Think the iPad is just for e-mail, eMagazines and Angry Birds? Even before the anticipated release of iPad3 very shortly with a higher resolution monitor, the iPad has been credited with helping to save a man's life.
Still think it couldn't work for digital pathology? Read an eSlide, make an eDifference? Get the right diagnosis for the right patient at the right time?
Still think Pathology 2.0 doesn't have a place along side Medicine 2.0?
The world-renowned Mayo Clinic in Rochester, Minnesota has been issuing iPads to physicians for a while, and now one of the Apple tablets is credited with helping to save the life of a man who suffered an arterial blockage at the facility.

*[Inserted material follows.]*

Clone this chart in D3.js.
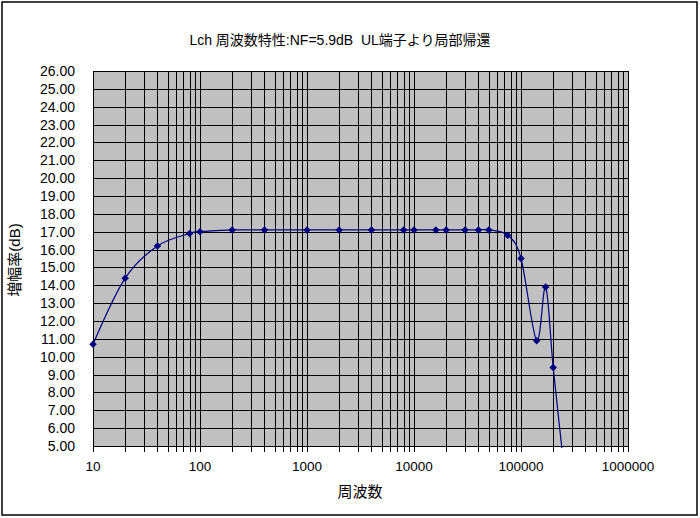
<!DOCTYPE html>
<html><head><meta charset="utf-8">
<script src="https://cdn.jsdelivr.net/npm/d3@7"></script>
<style>body{margin:0;background:#fff;}svg{display:block;}</style>
</head><body>
<svg id="c" width="700" height="518"></svg>
<script>
const titleText = "Lch 周波数特性:NF=5.9dB\u00a0\u00a0UL端子より局部帰還";
const xTitle = "周波数";
const yTitle = "増幅率(dB)";
const freq = [10,20,40,80,100,200,400,1000,2000,4000,8000,10000,16000,20000,30000,40000,50000,75000,100000,140000,170000,200000,250000];
const gain = [10.7,14.4,16.2,16.9,17.0,17.1,17.1,17.1,17.1,17.1,17.1,17.1,17.1,17.1,17.1,17.1,17.1,16.8,15.5,10.9,13.9,9.4,4.0];
const xTickLabels = [10,100,1000,10000,100000,1000000];
const yMin = 5, yMax = 26;

const svg = d3.select("#c");
const L = 93, R = 628, T = 71, B = 446;
const x = d3.scaleLog().domain([10,1000000]).range([L,R]);
const y = d3.scaleLinear().domain([yMin,yMax]).range([B,T]);
const px = v => Math.round(v) + 0.5;

// outer border
svg.append("rect").attr("x",2).attr("y",2).attr("width",695).attr("height",513)
  .attr("fill","#fff").attr("stroke","#000").attr("stroke-width",1.5);

// plot background
svg.append("rect").attr("x",L).attr("y",T).attr("width",R-L).attr("height",B-T).attr("fill","#c0c0c0");

const g = svg.append("g");
const minor = [];
for (let d = 10; d < 1000000; d *= 10) for (let k = 1; k < 10; k++) minor.push(d*k);
minor.push(1000000);
g.selectAll("line.v").data(minor).join("line")
  .attr("x1",d=>px(x(d))).attr("x2",d=>px(x(d))).attr("y1",T).attr("y2",B+6)
  .attr("stroke","#000").attr("stroke-width",1);
const yt = d3.range(yMin, yMax+1, 1);
g.selectAll("line.h").data(yt).join("line")
  .attr("x1",L).attr("x2",R+1).attr("y1",d=>px(y(d))).attr("y2",d=>px(y(d)))
  .attr("stroke","#000").attr("stroke-width",1);

svg.selectAll("text.yl").data(yt).join("text")
  .attr("x",75).attr("y",d=>y(d)+5).attr("text-anchor","end")
  .attr("font-family","Liberation Sans, Arial, sans-serif").attr("font-size",14)
  .text(d=>d.toFixed(2));
svg.selectAll("text.xl").data(xTickLabels).join("text")
  .attr("x",d=>x(d)).attr("y",471).attr("text-anchor","middle")
  .attr("font-family","Liberation Sans, Arial, sans-serif").attr("font-size",13.5)
  .text(d=>String(d));

svg.append("text").attr("x",340).attr("y",45).attr("text-anchor","middle")
  .attr("font-family","Liberation Sans, 'Noto Sans CJK JP', sans-serif").attr("font-size",14)
  .text(titleText);
svg.append("text").attr("x",360).attr("y",497).attr("text-anchor","middle")
  .attr("font-family","'Noto Sans CJK JP', sans-serif").attr("font-size",15)
  .text(xTitle);
svg.append("text").attr("transform","translate(20,260) rotate(-90)").attr("text-anchor","middle")
  .attr("font-family","Liberation Sans, 'Noto Sans CJK JP', sans-serif").attr("font-size",15)
  .text(yTitle);

const data = freq.map((f,i)=>({f, v:gain[i]}));
svg.append("clipPath").attr("id","clip").append("rect").attr("x",L).attr("y",T).attr("width",R-L).attr("height",B-T+2);
const line = d3.line().x(d=>x(d.f)).y(d=>y(d.v)).curve(d3.curveCardinal.tension(0));
svg.append("path").datum(data).attr("d",line).attr("fill","none")
  .attr("stroke","#000080").attr("stroke-width",1.2).attr("clip-path","url(#clip)");
const sym = d3.symbol().type(d3.symbolDiamond2).size(36);
svg.selectAll("path.m").data(data.filter(d=>d.v>=yMin)).join("path")
  .attr("transform",d=>`translate(${x(d.f)},${y(d.v)})`).attr("d",sym).attr("fill","#000080");
</script>
</body></html>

As reported in the Post-Bulletin newspaper, 48-year-old Andy McMonigle was working out with his cycling club at the clinic's Dan Abraham Healthy Living Center when he began to feel intense pressure in his arm. McMonigle has a history of heart trouble, so he immediately went to the locker room and asked a man for help. That man was Mayo Clinic internal medicine resident Dr. Daniel Leuders, who stayed by the side of McMonigle and yelled loudly for assistance.
Two other Mayo residents (brothers Daniel and Christopher DeSimone) were literally just around the corner, so when they arrived Leuders reached into his backpack and pulled out his iPad. Within seconds, Leuders was connected to the Mayo's electronic medical record system, where he was able to pull up McMonigle's medical history.
The history showed that McMonigle had a heart stent installed after a previous heart attack four years ago, which made the physicians suspect that he was suffering from a blockage in the stent. When an ambulance crew arrived, Leuders and the other physicians held the iPad record of McMonigle's previous EKG alongside the strip chart that was being printed in real time. What they saw further confirmed their suspicions about the blockage.
The physicians made a choice based on the EKG records that probably saved McMonigle's life. Rather than wait upwards of three hours to run a blood test to verify the clotting, the doctors rushed McMonigle to the cardiac catheterization lab where a team (alerted by activating an emergency code) was waiting. They removed the clot from his artery, which was about 90 percent blocked.
Within three days, McMonigle was released from the hospital and after four more days, he was working out again at the Healthy Living Center.